Linear Independence and Biorthogonal sets

Question

Let $X$ be an Hilbert space we say that $f_n\in X$ and $g_n\in X$ are biorthogonal if for any $n,m \in \mathbb{N}$ we have $\langle f_n,g_m \rangle=\delta_{nm}$. Now I was able to show that a necessary condition for this to happen is that the $f_n's$ need to be linearly independent and I am wondering if this is also sufficient? I know that if we are working with a finite set this will be true because we can use the Hahn-Banach Theorem to find linear functions that do what we want and then we can use the Riesz-Representation theorem , but I am not sure this works for infinite dimensions and I wasn't able to come with a counterexample, so any help guiding me in the right direction is appreciated.

Answer 1

Such a biorthogonal family exists if and only if $$ f_n \notin V_n := \overline{\mathrm{span}} \{ f_m : m \neq n \} \qquad \forall \, n \in \Bbb{N} . \tag{$\ast$} $$ Indeed, if $(\ast)$ holds, then $g_n^{(0)} := \pi_{V_n^\perp} f_n \neq 0$ (here, $\pi_{V_n^\perp}$ is the orthogonal projection on the orthogonal complement of $V_n$), and $\langle f_n, g_n^{(0)} \rangle = \| g_n^{(0)} \|^2 > 0$, so that $\langle f_n ,g_n \rangle = 1$ for $g_n = \alpha_n \, g_n^{(0)}$ with $\alpha_n > 0$ suitable. Furthermore, if $n \neq m$, then $f_n \in V_m$ and $g_m \in V_m^\perp$, so that $\langle f_n, g_m \rangle = 0$.

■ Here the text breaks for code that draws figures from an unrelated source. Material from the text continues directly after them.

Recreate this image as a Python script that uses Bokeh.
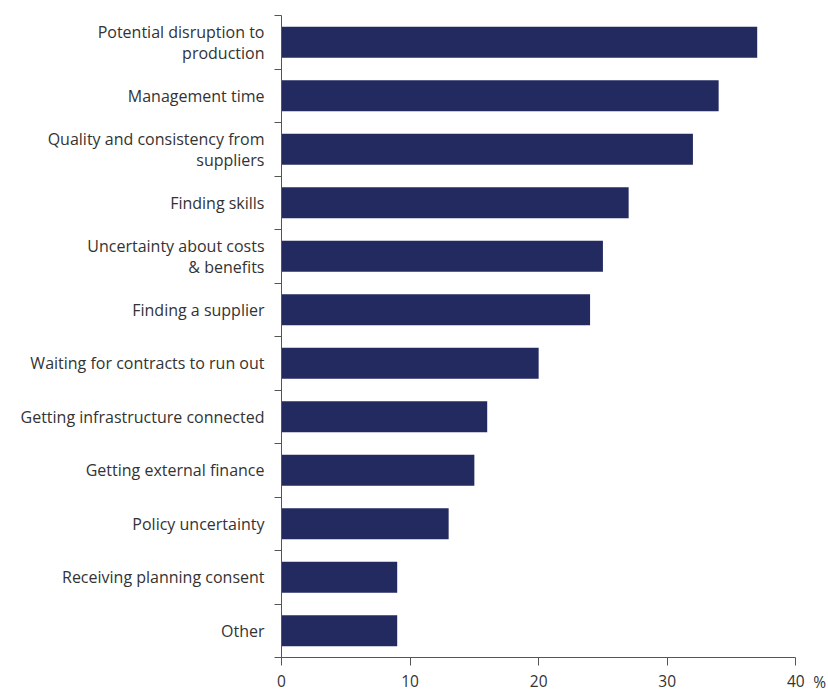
from bokeh.plotting import figure
from bokeh.models import Range1d, FixedTicker, LinearAxis
from bokeh.embed import file_html
from bokeh.resources import INLINE

categories = [
    "Potential disruption to\nproduction",
    "Management time",
    "Quality and consistency from\nsuppliers",
    "Finding skills",
    "Uncertainty about costs\n& benefits",
    "Finding a supplier",
    "Waiting for contracts to run out",
    "Getting infrastructure connected",
    "Getting external finance",
    "Policy uncertainty",
    "Receiving planning consent",
    "Other",
]
values = [37, 34, 32, 27, 25, 24, 20, 16, 15, 13, 9, 9]
x_ticks = [0, 10, 20, 30, 40]
unit_label = "%"

n = len(categories)
ypos = [n - 1 - i for i in range(n)]

FONT = "Open Sans"
TXT = "#333333"

# x range extends a little past 40 so the unit label can sit beside "40";
# the visible axis line is bounded at 0..40
p = figure(width=828, height=695, output_backend="svg", toolbar_location=None,
           x_range=Range1d(0, 42), y_range=Range1d(-0.5, n - 0.5),
           min_border_left=281, min_border_right=7, min_border_top=15, min_border_bottom=37)
p.outline_line_color = None
p.grid.grid_line_color = None
p.background_fill_color = "white"
p.border_fill_color = "white"

p.hbar(y=ypos, right=values, left=0, height=0.58, color="#222a60", line_color=None)

# y axis
ya = p.yaxis[0]
ya.ticker = FixedTicker(ticks=ypos, minor_ticks=[k - 0.5 for k in range(n + 1)])
ya.major_label_overrides = {y: c for y, c in zip(ypos, categories)}
ya.major_tick_line_color = None
ya.major_tick_out = 0
ya.major_tick_in = 0
ya.minor_tick_out = 7
ya.minor_tick_in = 0
ya.minor_tick_line_color = "#555555"
ya.axis_line_color = "#555555"
ya.major_label_standoff = 10
ya.major_label_text_font = FONT
ya.major_label_text_font_size = "16px"
ya.major_label_text_color = TXT
ya.major_label_text_align = "right"
ya.major_label_text_line_height = 0.96

# x axis
xa = p.xaxis[0]
xa.bounds = (x_ticks[0], x_ticks[-1])
xa.ticker = FixedTicker(ticks=x_ticks)
xa.major_tick_out = 8
xa.major_tick_in = 0
xa.minor_tick_line_color = None
xa.major_tick_line_color = "#555555"
xa.axis_line_color = "#555555"
xa.major_label_standoff = 9
xa.major_label_text_font = FONT
xa.major_label_text_font_size = "15.5px"
xa.major_label_text_color = TXT

# unit label "%" beside the last tick label, via a second (invisible) axis
unit_pos = 41.85
ua = LinearAxis(ticker=FixedTicker(ticks=[unit_pos]),
                major_label_overrides={unit_pos: unit_label})
ua.axis_line_color = None
ua.major_tick_line_color = None
ua.minor_tick_line_color = None
ua.major_tick_out = 0
ua.major_tick_in = 0
ua.major_label_standoff = -19
ua.major_label_text_font = FONT
ua.major_label_text_font_size = "15.5px"
ua.major_label_text_color = TXT
p.add_layout(ua, "below")

open("out.html", "w").write(file_html(p, INLINE))
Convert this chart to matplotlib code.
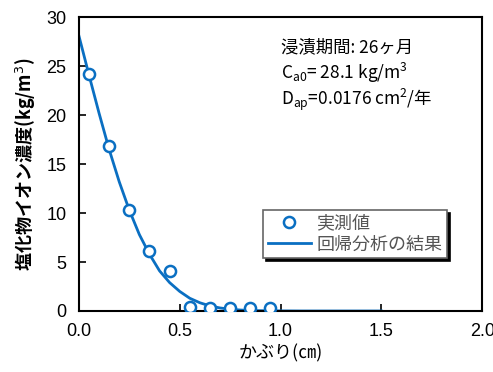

Conversely, if a biorthogonal family $(g_m)_{m}$ exists, then it is easy to see $\langle f, g_m \rangle = 0$ for all $f \in V_m$, and hence $f_m \notin V_m$, since $\langle f_m, g_m \rangle = 1 \neq 0$.

Now for a specific counterexample where linear independence holds, but where $(\ast)$ is not satisfied, take $X = \ell^2(\Bbb{N})$ with $\Bbb{N} = \{ 1,2,\dots \}$, and take $f_1 = (1/k)_{k \in \Bbb{N}}$ and $f_{n+1} = \delta_n$ for $n \in \Bbb{N}$. I leave it to you to verify that $(f_n)_n$ is linearly independent, but that $f_1 \in V_1$.